France: après le coronavirus, difficile scrutin en vue pour Macron

Après les colères sociales et les critiques sur la gestion de la crise du coronavirus, le parti d’Emmanuel Macron se prépare dimanche à un revers aux élections municipales, une épine de plus dans le pied du président français, à deux ans de la fin de son mandat.

Les Français iront-ils voter ? Mi-mars, à quelques jours du confinement, dans une ambiance alourdie par la peur du nouveau coronavirus, seuls 45% d’entre eux s’étaient déplacés. La France a été durement frappée par le Covid-19 et a enregistré 29.663 décès depuis le début de l’épidémie, selon le bilan publié lundi par le ministère de la Santé.

Cette abstention massive mi-mars n’avait pas vraiment favorisé le parti présidentiel, la République en Marche (LREM): distancé à Paris et Marseille ou Lille, forcé à des alliances avec la droite à Lyon ou Bordeaux, il n’est en position de force dans aucune ville majeure pour le second tour.

«Le problème est que LREM est un parti neuf qui n’a pas d’enracinement local et qui a du mal à s’imposer comme une force. En plus, il a brouillé son image en contractant des alliances à gauche mais surtout à droite après le premier tour», pointe pour l’AFP Jean Garrigues, historien et enseignant à l’université d’Orléans (centre).

«Peut-être la défiance va s’exprimer encore plus par l’abstention que par le vote anti-Macron», ajoute t-il.
Leur objectif – 10.000 places de conseillers municipaux sur les 535.000 que compte la France – est un révélateur de ses faibles ambitions.

Même au Havre, ville portuaire de l’ouest du pays, le Premier ministre Edouard Philippe qui avait pourtant laissé de côté l’étiquette LREM n’est pas certain de l’emporter.

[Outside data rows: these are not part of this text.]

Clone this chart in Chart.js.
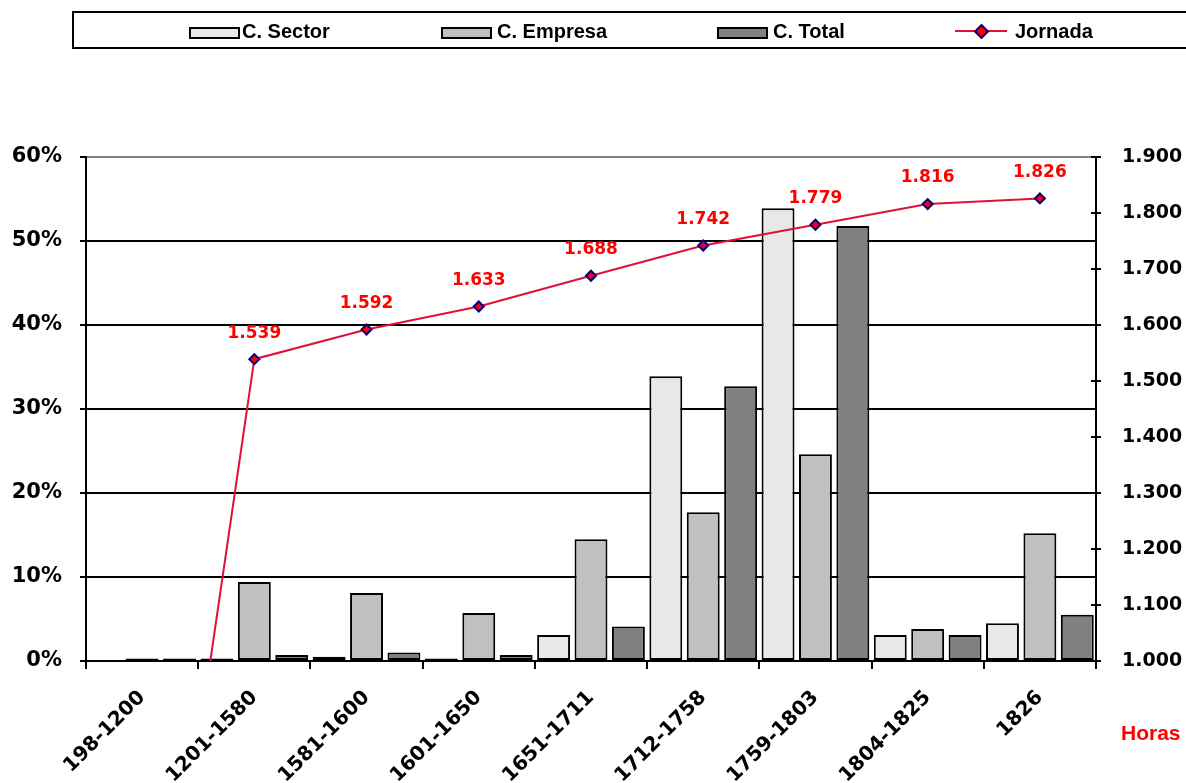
<!DOCTYPE html>
<html>
<head>
<meta charset="utf-8">
<script src="https://cdn.jsdelivr.net/npm/chart.js@4.4.1/dist/chart.umd.min.js"></script>
<style>
  body { margin: 0; background: #fff; }
  #wrap { position: relative; width: 1186px; height: 783px; overflow: hidden; }
  #legend {
    position: absolute; left: 72px; top: 11px; width: 1200px; height: 34px;
    border: 2px solid #000; font: bold 20px "Liberation Sans", Arial, sans-serif; color: #000;
  }
  .item { position: absolute; top: 1px; height: 34px; line-height: 34px; white-space: nowrap; }
  .sw { position: absolute; top: 14px; width: 47px; height: 8px; border: 2px solid #000; }
  .ln { position: absolute; top: 17px; width: 52px; height: 2px; background: #e0103c; }
  .dm { position: absolute; top: 13px; width: 7px; height: 7px; background: #ff0000;
        border: 2px solid #000080; transform: rotate(45deg); }
  #horas { position: absolute; left: 1121px; top: 721px; color: #ff0000;
           font: bold 21px "Liberation Sans", Arial, sans-serif; }
</style>
</head>
<body>
<div id="wrap">
  <canvas id="grafico" width="1186" height="783"></canvas>
  <div id="legend"></div>
  <div id="horas">Horas</div>
</div>
<script>
var categories = ["198-1200", "1201-1580", "1581-1600", "1601-1650", "1651-1711", "1712-1758", "1759-1803", "1804-1825", "1826"];
var sector = [0, 0.3, 0.5, 0.3, 3.1, 33.9, 53.9, 3.1, 4.5];
var empresa = [0.3, 9.4, 8.1, 5.7, 14.5, 17.7, 24.6, 3.8, 15.2];
var total = [0.3, 0.7, 1.0, 0.7, 4.1, 32.7, 51.8, 3.1, 5.5];
var jornada = [165, 1539, 1592, 1633, 1688, 1742, 1779, 1816, 1826];

var seriesNames = ["C. Sector", "C. Empresa", "C. Total", "Jornada"];
var barColors = ["#e8e8e8", "#c0c0c0", "#808080"];
var lineColor = "#e0103c";

function formatHoras(v) {
  var miles = Math.floor(v / 1000);
  var resto = String(Math.round(v % 1000));
  while (resto.length < 3) resto = "0" + resto;
  return miles + "." + resto;
}

// legend (html)
var legendPos = [
  { sw: 115, tx: 168 },
  { sw: 367, tx: 423 },
  { sw: 643, tx: 699 },
  { sw: 881, tx: 941 }
];
var legendHtml = "";
for (var i = 0; i < seriesNames.length; i++) {
  if (i < 3) {
    legendHtml += "<div class='sw' style='left:" + legendPos[i].sw + "px;background:" + barColors[i] + "'></div>";
  } else {
    legendHtml += "<div class='ln' style='left:" + legendPos[i].sw + "px'></div>";
    legendHtml += "<div class='dm' style='left:" + (legendPos[i].sw + 21) + "px'></div>";
  }
  legendHtml += "<div class='item' style='left:" + legendPos[i].tx + "px'>" + seriesNames[i] + "</div>";
}
document.getElementById("legend").innerHTML = legendHtml;

var pointLabels = {
  id: "pointLabels",
  afterDatasetsDraw: function (chart) {
    var meta = chart.getDatasetMeta(3);
    var ctx = chart.ctx;
    ctx.save();
    ctx.font = "bold 17px 'DejaVu Sans'";
    ctx.fillStyle = "#ff0000";
    ctx.textAlign = "center";
    ctx.textBaseline = "middle";
    for (var i = 0; i < meta.data.length; i++) {
      if (jornada[i] < 1000) continue;
      var pt = meta.data[i];
      ctx.fillText(formatHoras(jornada[i]), pt.x, pt.y - 26);
    }
    ctx.restore();
  }
};

// right axis ticks also cross into the plot area
var innerTicks = {
  id: "innerTicks",
  afterDraw: function (chart) {
    var s = chart.scales.y2;
    var ctx = chart.ctx;
    ctx.save();
    ctx.strokeStyle = "#000";
    ctx.lineWidth = 2;
    s.ticks.forEach(function (t) {
      var y = s.getPixelForValue(t.value);
      ctx.beginPath();
      ctx.moveTo(s.left - 5, y);
      ctx.lineTo(s.left, y);
      ctx.stroke();
    });
    ctx.restore();
  }
};

var barSets = [sector, empresa, total].map(function (d, i) {
  return {
    type: "bar",
    label: seriesNames[i],
    data: d,
    backgroundColor: barColors[i],
    borderColor: "#000",
    borderWidth: 2,
    borderSkipped: false,
    barPercentage: 0.88,
    categoryPercentage: 1.0,
    yAxisID: "y",
    order: 1
  };
});

var chart = new Chart(document.getElementById("grafico").getContext("2d"), {
  data: {
    labels: categories,
    datasets: barSets.concat([{
      type: "line",
      label: seriesNames[3],
      data: jornada,
      borderColor: lineColor,
      borderWidth: 2,
      pointStyle: "rectRot",
      pointRadius: 5,
      pointBackgroundColor: "#ff0000",
      pointBorderColor: "#000080",
      pointBorderWidth: 2,
      tension: 0,
      yAxisID: "y2",
      order: 0
    }])
  },
  options: {
    responsive: false,
    animation: false,
    layout: { padding: { top: 157, left: 0, right: 0, bottom: 0 } },
    plugins: { legend: { display: false }, tooltip: { enabled: false } },
    scales: {
      x: {
        offset: true,
        grid: { offset: true, drawOnChartArea: false, color: "#000", lineWidth: 2, tickLength: 8 },
        border: { color: "#000", width: 2 },
        ticks: { color: "#000", font: { family: "'DejaVu Sans'", size: 20, weight: "bold" },
                 minRotation: 45, maxRotation: 45, padding: 17, autoSkip: false },
        afterFit: function (s) { s.height = 122; }
      },
      y: {
        position: "left",
        min: 0, max: 60,
        ticks: { stepSize: 10, color: "#000", font: { family: "'DejaVu Sans'", size: 21, weight: "bold" },
                 padding: 18, callback: function (v) { return v + "%"; } },
        grid: {
          color: function (c) { return c.tick && c.tick.value === 60 ? "#808080" : "#000"; },
          tickColor: "#000", lineWidth: 2, tickLength: 6
        },
        border: { color: "#000", width: 2 },
        afterFit: function (s) { s.width = 86; }
      },
      y2: {
        position: "right",
        min: 1000, max: 1900,
        ticks: { stepSize: 100, color: "#000", font: { family: "'DejaVu Sans'", size: 19, weight: "bold" },
                 padding: 21, callback: function (v) { return formatHoras(v); } },
        grid: { drawOnChartArea: false, color: "#000", lineWidth: 2, tickLength: 5 },
        border: { color: "#000", width: 2 },
        afterFit: function (s) { s.width = 90; }
      }
    }
  },
  plugins: [pointLabels, innerTicks]
});
</script>
</body>
</html>
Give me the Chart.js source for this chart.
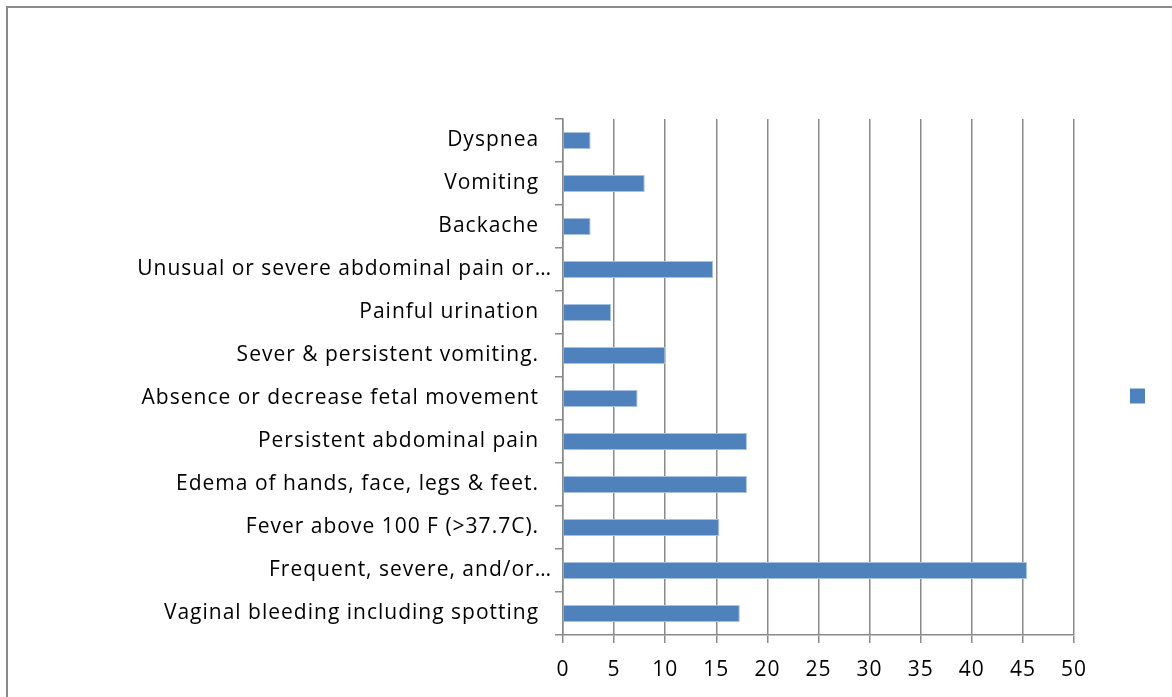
<!DOCTYPE html>
<html>
<head>
<meta charset="utf-8">
<script src="https://cdn.jsdelivr.net/npm/chart.js@4.4.1/dist/chart.umd.min.js"></script>
<style>
  html, body { margin: 0; padding: 0; background: #ffffff; overflow: hidden; }
  #wrap { position: relative; width: 1172px; height: 697px; }
  #frame { position: absolute; left: 6px; top: 6px; width: 1300px; height: 800px;
           border-left: 2px solid #8a8a8a; border-top: 2px solid #8a8a8a; box-sizing: border-box; }
  canvas { position: absolute; left: 0; top: 0; }
</style>
</head>
<body>
<div id="wrap">
  <div id="frame"></div>
  <canvas id="c" width="1172" height="697"></canvas>
</div>
<script>
// ---- data (listed top-to-bottom as in the reference) ----
const categories = [
  "Dyspnea",
  "Vomiting",
  "Backache",
  "Unusual or severe abdominal pain or…",
  "Painful urination",
  "Sever & persistent vomiting.",
  "Absence or decrease fetal movement",
  "Persistent abdominal pain",
  "Edema of hands, face, legs & feet.",
  "Fever above 100 F (>37.7C).",
  "Frequent, severe, and/or…",
  "Vaginal bleeding including spotting"
];
const values = [2.7, 8.0, 2.7, 14.7, 4.7, 10.0, 7.3, 18.0, 18.0, 15.3, 45.4, 17.3];
const xTicks = [0, 5, 10, 15, 20, 25, 30, 35, 40, 45, 50];
const seriesName = "";

const FONT = "'Open Sans', 'Noto Sans', sans-serif";
const GRID = "#8a8a8a";
const BAR = "#4f81bd";

const letterSpacing = {
  id: "letterSpacing",
  beforeDraw(chart) { chart.ctx.letterSpacing = "1px"; }
};

const legendSquare = {
  id: "legendSquare",
  afterDraw(chart) {
    const a = chart.chartArea, ctx = chart.ctx;
    const cy = (a.top + a.bottom) / 2 + 19;
    ctx.save();
    ctx.fillStyle = chart.data.datasets[0].backgroundColor;
    ctx.fillRect(a.right + 56, cy - 7.5, 15, 15);
    ctx.restore();
  }
};

new Chart(document.getElementById("c"), {
  type: "bar",
  data: {
    labels: categories,
    datasets: [{
      label: seriesName,
      data: values,
      backgroundColor: BAR,
      borderColor: "#a9c1e0",
      borderWidth: 1,
      categoryPercentage: 1.0,
      barPercentage: 0.4
    }]
  },
  options: {
    indexAxis: "y",
    responsive: false,
    animation: false,
    devicePixelRatio: 1,
    layout: { padding: { left: 0, right: 98, top: 119, bottom: 0 } },
    plugins: { legend: { display: false }, tooltip: { enabled: false } },
    scales: {
      x: {
        min: 0, max: 50,
        afterBuildTicks(s) { s.ticks = xTicks.map(v => ({ value: v })); },
        afterFit(s) { s.height = 62; },
        grid: { color: GRID, lineWidth: 1.5, drawTicks: true, tickLength: 8, tickColor: GRID },
        border: { display: true, color: GRID, width: 1.5 },
        ticks: { color: "#000", padding: 14, font: { family: FONT, size: 21 } }
      },
      y: {
        afterFit(s) { s.width = 563; },
        grid: { display: true, drawOnChartArea: false, drawTicks: true, tickLength: 8, color: GRID, lineWidth: 1.5, offset: true },
        border: { display: true, color: GRID, width: 1.5 },
        ticks: {
          color: "#000", padding: 3, font: { family: FONT, size: 21 },
          callback(v, i) {
            const t = categories[i];
            return t.endsWith("…") ? t : t + "  ";
          }
        }
      }
    }
  },
  plugins: [letterSpacing, legendSquare]
});
</script>
</body>
</html>
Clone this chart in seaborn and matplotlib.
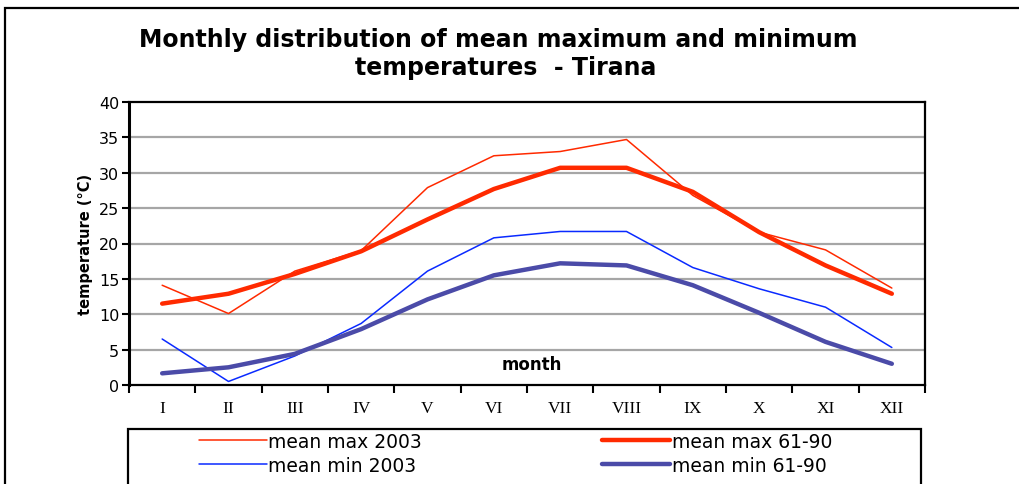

Sa défaite contraindrait probablement Emmanuel Macron à un vaste remaniement ministériel. Une situation paradoxale à l’heure où le président a cristallisé les critiques sur la gestion de la crise du coronavirus et où son Premier ministre le dépasse largement dans les études d’opinion.

Reste à savoir à quel point ce drôle de scrutin – trois mois ont séparé le premier du second tour – peut avoir un impact sur la deuxième partie du quinquennat Macron.
Ces dernières semaines, plusieurs défections de députés ont fait perdre à LREM la majorité absolue à l’Assemblée nationale.

Et une débâcle dimanche pourrait fragiliser un peu plus cette majorité affaiblie voire réveiller certaines ambitions en vue de l’élection présidentielle de 2022.

«Lorsqu’on a une conception du pouvoir qui est très verticale, et très personnelle finalement, on peut imaginer qu’il n’a pas envie d’avoir un parti qui soit un boulet au pied», explique Chloé Morin, politologue associée à la Fondation Jean-Jaurès.

Dans les cortèges du mouvement social des «gilets jaunes» en 2018-2019 ou des manifestations contre la réforme des retraites l’hiver dernier, c’est d’ailleurs cette conception verticale du pouvoir qui était largement critiquée.

«Cette vision qui consiste à dire que les partis ne servent à rien, que les syndicats peuvent être contournés, est une vision dangereuse qui peut mener à une colère comme celle des gilets jaunes», confirme Mme Morin.
Probablement soucieux d’évacuer au plus vite cet encombrant scrutin, Emmanuel Macron a d’ores et déjà prévu de s’exprimer le 29 juin, au lendemain du scrutin.

Il donnera ses premières réponses aux propositions formulées par la Convention citoyenne sur le climat, une assemblée de 150 citoyens tirés au sort pour redonner des couleurs à la démocratie directe dans le pays.

Emmanuel Macron pourrait reprendre à son compte certaines mesures, au moment où il cherche à imaginer la France de l’après-coronavirus et à surmonter la profonde crise économique qui en découle.
«Dans cette nouvelle phase, il y a beaucoup d’espoirs, sur l’Etat-providence, la revalorisation des métiers de santé, sur la relance économique et la souveraineté industrielle française – les attentes sont très fortes, et donc les déceptions risquent d’être très grandes», prévient Jean Garrigues.

Le président français est aussi à l’initiative avec la chancelière allemande Angela Merkel d’un mécanisme inédit de mutualisation de la dette européenne – pour l’instant fixé à 750 milliards d’euros – afin d’aider l’UE à surmonter la crise historique engendrée par la pandémie de coronavirus.

Les dirigeants européens ont prévu de se retrouver en face-à-face mi-juillet à Bruxelles pour trouver un accord rapide sur ce plan massif de relance, à l’issue d’un premier tour de table la semaine dernière, qui a mis en évidence des désaccords.